Postgres, ClickHouse and NATS for everything

pdimitar · on Dec 7, 2024

You use NATS as opposed to Kafka, I presume?

Also, what's Clickhouse for? Logs, observability data?

osigurdson · on Dec 7, 2024

NATS is great because it has pub/sub, streaming (like Kafka), KVS (like Redis). It is possible to do some of these things in Postgres but really, why?

We use ClickHouse for time series data. Postgres was ok up to low billions of points. Despite trying to use timescale for this purpose it did not fit our use case.

pdimitar · on Dec 7, 2024

Very valuable, thank you. As time series data (and especially observability data) tends to very quickly explode in volume, I believe planning for tens of billions, if not trillions, of records is worth planning for from the start and it is not over-engineering.

If you don't mind one final question: can you ACK a message in NATS without it being bound to offset that makes it impossible to _not_ ACK a message without ruining the ACKs of the previous messages?

To clarify: I often found myself in situations when I was fetching batches of stuff from Kafka, say, 50 at a time, and then hand them off to 50 parallel agents to process. However, f.ex. messages 17, 31 and 47 failed processing and I could not not ACK them as that would not allow us to ACK those that succeeded before. So I ended up pushing them to another Kafka queue / topic that specifically deals with retries. That's IMO a hack, as most apps out there surely don't need the monstrous speed that Kafka can provide. I am OK with something (not much) slower where I have the freedom to ACK or not-ACK any particular event/message regardless of its position.

Does NATS allow for it?

osigurdson · on Dec 7, 2024

Perhaps I misunderstand, but if you have 50 parallel agents, why not just have each pull messages, process them and ACK when complete? The part I don't understand is the pre-fetch. Note that NATS is much more flexible than Kafka however, so more likely to fit more uses cases (even just for streaming).

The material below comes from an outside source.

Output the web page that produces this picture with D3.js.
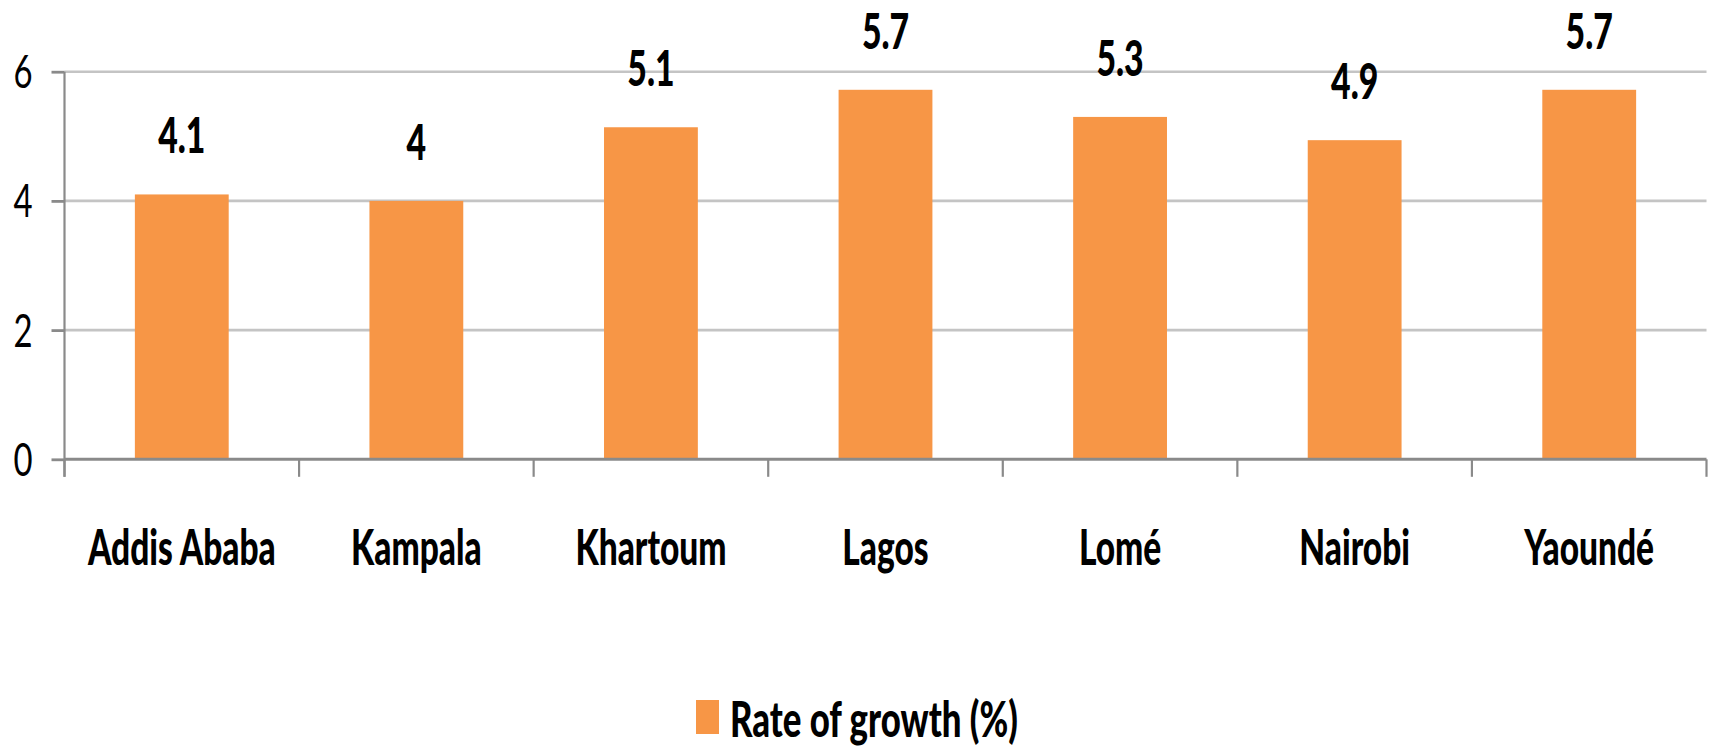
<!DOCTYPE html>
<html>
<head>
<meta charset="utf-8">
<script src="https://cdn.jsdelivr.net/npm/d3@7"></script>
<style>
  html, body { margin: 0; padding: 0; background: #fff; }
  svg { display: block; }
  text { font-family: Lato, "Open Sans", sans-serif; fill: #000; }
</style>
</head>
<body>
<svg id="chart" width="1713" height="747"></svg>
<script>
const categories = ["Addis Ababa", "Kampala", "Khartoum", "Lagos", "Lomé", "Nairobi", "Yaoundé"];
const values = [4.1, 4.0, 5.14, 5.72, 5.3, 4.94, 5.72];
const yTicks = [0, 2, 4, 6];
const seriesName = "Rate of growth (%)";

const plot = { left: 64.5, right: 1706.5, top: 71.7, bottom: 459.3 };
const SX = 0.67;   // horizontal squeeze of labels (narrow face)
const SXV = 0.69;  // value-label squeeze
const SXL = 0.71;  // legend squeeze
const barColor = "#f79646";

const svg = d3.select("#chart");

const x = d3.scaleBand().domain(categories).range([plot.left, plot.right])
  .paddingInner(0.6).paddingOuter(0.3);
const y = d3.scaleLinear().domain([0, 6]).range([plot.bottom, plot.top]);

// gridlines
svg.append("g").selectAll("line").data(yTicks.filter(d => d > 0)).join("line")
  .attr("x1", plot.left).attr("x2", plot.right)
  .attr("y1", d => y(d)).attr("y2", d => y(d))
  .attr("stroke", "#c4c4c4").attr("stroke-width", 2.6);

// bars
svg.append("g").selectAll("rect").data(values).join("rect")
  .attr("x", (d, i) => x(categories[i]))
  .attr("width", x.bandwidth())
  .attr("y", d => y(d))
  .attr("height", d => y(0) - y(d))
  .attr("fill", barColor);

// y axis
const yAxis = svg.append("g").attr("transform", `translate(${plot.left},0)`)
  .call(d3.axisLeft(y).tickValues(yTicks).tickSize(13).tickFormat(d3.format("d")));
yAxis.select(".domain").remove();
yAxis.selectAll(".tick line").attr("stroke", "#8a8a8a").attr("stroke-width", 2.8);
yAxis.selectAll(".tick text")
  .attr("x", null).attr("dy", null)
  .attr("transform", `translate(-32,16) scale(0.7,1)`)
  .attr("text-anchor", "end")
  .style("font-size", "47px").style("font-weight", 400)
  .style("font-family", "Lato, 'Open Sans', sans-serif").attr("fill", "#000");
yAxis.append("line").attr("x1", 0).attr("x2", 0)
  .attr("y1", y(6)).attr("y2", y(0) + 17.5)
  .attr("stroke", "#8a8a8a").attr("stroke-width", 2.2);

// x axis
const boundaries = d3.range(categories.length + 1).map(i => plot.left + i * x.step());
svg.append("line").attr("x1", plot.left).attr("x2", plot.right)
  .attr("y1", y(0)).attr("y2", y(0))
  .attr("stroke", "#8a8a8a").attr("stroke-width", 3);
svg.append("g").selectAll("line").data(boundaries).join("line")
  .attr("x1", d => d).attr("x2", d => d)
  .attr("y1", y(0)).attr("y2", y(0) + 17.5)
  .attr("stroke", "#8a8a8a").attr("stroke-width", 2.2);

// category labels
svg.append("g").selectAll("text").data(categories).join("text")
  .attr("transform", d => `translate(${x(d) + x.bandwidth() / 2},565) scale(${SX},1)`)
  .attr("text-anchor", "middle")
  .style("font-size", "50px").style("font-weight", 900)
  .text(d => d);

// value labels
const fmt = d3.format(".2~r");
svg.append("g").selectAll("text").data(values).join("text")
  .attr("transform", (d, i) => `translate(${x(categories[i]) + x.bandwidth() / 2},${y(d) - 41}) scale(${SXV},1)`)
  .attr("text-anchor", "middle")
  .style("font-size", "49px").style("font-weight", 900)
  .text(d => fmt(d));

// legend
const lg = svg.append("g");
lg.append("rect").attr("x", 696).attr("y", 700).attr("width", 23).attr("height", 34).attr("fill", barColor);
lg.append("text").attr("transform", `translate(730,737) scale(${SXL},1)`)
  .style("font-size", "49px").style("font-weight", 900)
  .text(seriesName);
</script>
</body>
</html>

For the first question, I'd definitely recommend using ClickHouse for 10B - 1T points.

pdimitar · on Dec 7, 2024

I mean the following (let me simplify it). You pull stuff from Kafka in batches of 4 and immediately send each message to a parallel worker, first parsing them in-thread and sequentially and these are the results of the parsing:

1. ok

2. error

3. ok

4. ok

I cannot not-ACK message#2 because that means message#1 is not ACK-ed as well.

Does NATS solve this? F.ex. can I get a reference to each message in my parallel workers for them to also say "I am not ACK-ing this because I failed processing it, let the next batch include it again"?

rcombatwombat · on Dec 12, 2024

Yes, one of the many differences (advantages) of NATS JetStream over Kafka: with NATS you can ack explicitly each message individually, and even better if you set your stream to be in 'work-queue' mode it will also automatically (and atomically) delete the ack'd message from the stream (i.e. like a 'proper' queue) another difference with Kafka where you can't delete individual messages in the middle of a stream (only trim the tail end).

You can also 'negative ack' messages, specify a back-off period before the message is re-delivered (because NATS automatically re-delivers un-acked (or nacked) messages) when you can't temporarily process it, or 'term' a message (don't try to re-deliver it, e.g. because the payload is bad), or even 'ask for more time before needing to ack the message (if you are temporarily too slow at processing the message).

pdimitar · on Dec 12, 2024

Ohhh, this is an awesomely informative and concrete message! Extremely useful, thank you!

I like everything about this: the ability to NACK individual messages, the specifying of a backoff period, _and_ to just discard a message f.ex. if you really cannot do anything about it. Super nice. I am grateful.

osigurdson · on Dec 7, 2024

Yes. This will work fine. Each message is ACK-ed.

pdimitar · on Dec 7, 2024

Thanks. I'm asking because in Kafka if you ACK a message at offset 15 then all messages from 1 to 14 are ACK-ed as well. You can't just say "ACK all from 1 to 15 except 9".

But if NATS supports that use case then great, I'll migrate to it for that reason alone.